• TO DO: Pick out every line that holds the string "script" and copy it.

(Records contained in a dataset)
────────
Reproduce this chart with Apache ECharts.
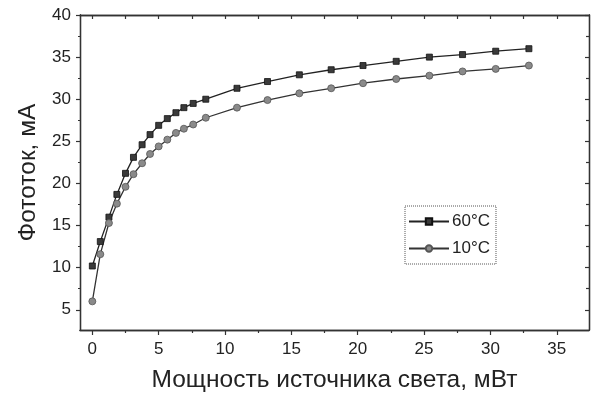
<!DOCTYPE html>
<html>
<head>
<meta charset="utf-8">
<script src="https://cdn.jsdelivr.net/npm/echarts@6/dist/echarts.min.js"></script>
<style>
html,body{margin:0;padding:0;background:#fff;}
#c{width:599px;height:398px;}
</style>
</head>
<body>
<div id="c"></div>
<script>
// Data
var powerMW = [0, 0.6, 1.25, 1.85, 2.5, 3.1, 3.75, 4.35, 5.0, 5.65, 6.3, 6.9, 7.6, 8.55, 10.9, 13.2, 15.6, 18.0, 20.4, 22.9, 25.4, 27.9, 30.4, 32.9];
var current60 = [10.2, 13.1, 16.0, 18.7, 21.2, 23.1, 24.6, 25.8, 26.9, 27.7, 28.4, 29.0, 29.5, 30.0, 31.3, 32.1, 32.9, 33.5, 34.0, 34.5, 35.0, 35.3, 35.7, 36.0];
var current10 = [6.0, 11.6, 15.3, 17.6, 19.6, 21.1, 22.4, 23.5, 24.4, 25.2, 26.0, 26.5, 27.0, 27.8, 29.0, 29.9, 30.7, 31.3, 31.9, 32.4, 32.8, 33.3, 33.6, 34.0];
var seriesNames = ['60°C', '10°C'];
var xMajorTicks = [0, 5, 10, 15, 20, 25, 30, 35];
var xMinorTicks = [2.5, 7.5, 12.5, 17.5, 22.5, 27.5, 32.5];
var yMajorTicks = [5, 10, 15, 20, 25, 30, 35, 40];
var yMinorTicks = [2.5, 7.5, 12.5, 17.5, 22.5, 27.5, 32.5, 37.5];
var xTitle = 'Мощность источника света, мВт';
var yTitle = 'Фототок, мА';

function pairs(xs, ys){ return xs.map(function(x,i){ return [x, ys[i]]; }); }

var FONT = 'Liberation Sans, Arial, sans-serif';
var XMIN = -0.93, XMAX = 37.43, YMIN = 2.6, YMAX = 40;
var axisLineStyle = {color:'#333', width:1.3};

function xAxisDef(pos, ticks, len, inside, labels, name){
  var a = {
    type:'value', position:pos, min:XMIN, max:XMAX,
    axisLine:{show:true, onZero:false, lineStyle:axisLineStyle},
    axisTick:{show:true, inside:inside, length:len, customValues:ticks, lineStyle:{color:'#333', width:1.2}},
    axisLabel:{show:labels, customValues:ticks, fontFamily:FONT, fontSize:17, color:'#222', margin:11},
    splitLine:{show:false}
  };
  if(name){ a.name = name; a.nameLocation='middle'; a.nameGap=38; a.nameTextStyle={fontFamily:FONT, fontSize:24.5, color:'#222'}; }
  return a;
}
function yAxisDef(pos, ticks, len, inside, labels, name){
  var a = {
    type:'value', position:pos, min:YMIN, max:YMAX,
    axisLine:{show:true, onZero:false, lineStyle:axisLineStyle},
    axisTick:{show:true, inside:inside, length:len, customValues:ticks, lineStyle:{color:'#333', width:1.2}},
    axisLabel:{show:labels, customValues:ticks, fontFamily:FONT, fontSize:17, color:'#222', margin:9},
    splitLine:{show:false}
  };
  if(name){ a.name = name; a.nameLocation='middle'; a.nameGap=38; a.nameTextStyle={fontFamily:FONT, fontSize:24.5, color:'#222'}; }
  return a;
}

var chart = echarts.init(document.getElementById('c'), null, {renderer:'canvas'});
chart.setOption({
  animation:false,
  backgroundColor:'#fff',
  grid:{left:80, right:10, top:15, bottom:65},
  xAxis:[
    xAxisDef('bottom', xMajorTicks, 5, false, true, xTitle),
    xAxisDef('bottom', xMinorTicks, 3, false, false),
    xAxisDef('top', xMajorTicks, 4, true, false),
    xAxisDef('top', xMinorTicks, 4, true, false)
  ],
  yAxis:[
    yAxisDef('left', yMajorTicks, 4, false, true, yTitle),
    yAxisDef('left', yMinorTicks, 2, false, false),
    yAxisDef('right', yMajorTicks, 4, true, false),
    yAxisDef('right', yMinorTicks, 3, true, false)
  ],
  legend:{
    orient:'vertical', left:405, top:206,
    padding:[7,6,7,3], itemGap:10, itemWidth:40, itemHeight:8,
    borderColor:'#555', borderWidth:1, borderType:'dotted',
    backgroundColor:'#fff',
    textStyle:{fontFamily:FONT, fontSize:17, color:'#222', padding:[0,0,0,-2]},
    data:seriesNames
  },
  series:[
    {
      name:seriesNames[0], type:'line', xAxisIndex:0, yAxisIndex:0,
      data:pairs(powerMW, current60),
      symbol:'rect', symbolSize:6,
      lineStyle:{color:'#222', width:1.3},
      itemStyle:{color:'#3a3a3a', borderColor:'#111', borderWidth:0.8}
    },
    {
      name:seriesNames[1], type:'line', xAxisIndex:0, yAxisIndex:0,
      data:pairs(powerMW, current10),
      symbol:'circle', symbolSize:7,
      lineStyle:{color:'#333', width:1.3},
      itemStyle:{color:'#8a8a8a', borderColor:'#555', borderWidth:0.8}
    }
  ]
});
</script>
</body>
</html>
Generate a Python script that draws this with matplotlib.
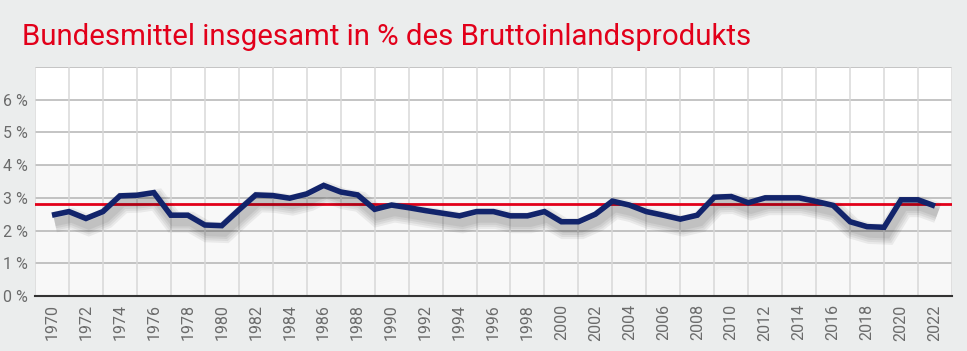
────────
• ANSWER FOR THE TASK:
<script src="https://cdn.jsdelivr.net/npm/echarts@6/dist/echarts.min.js"></script>
<script>
</script>
Generate a Python script that draws this with matplotlib.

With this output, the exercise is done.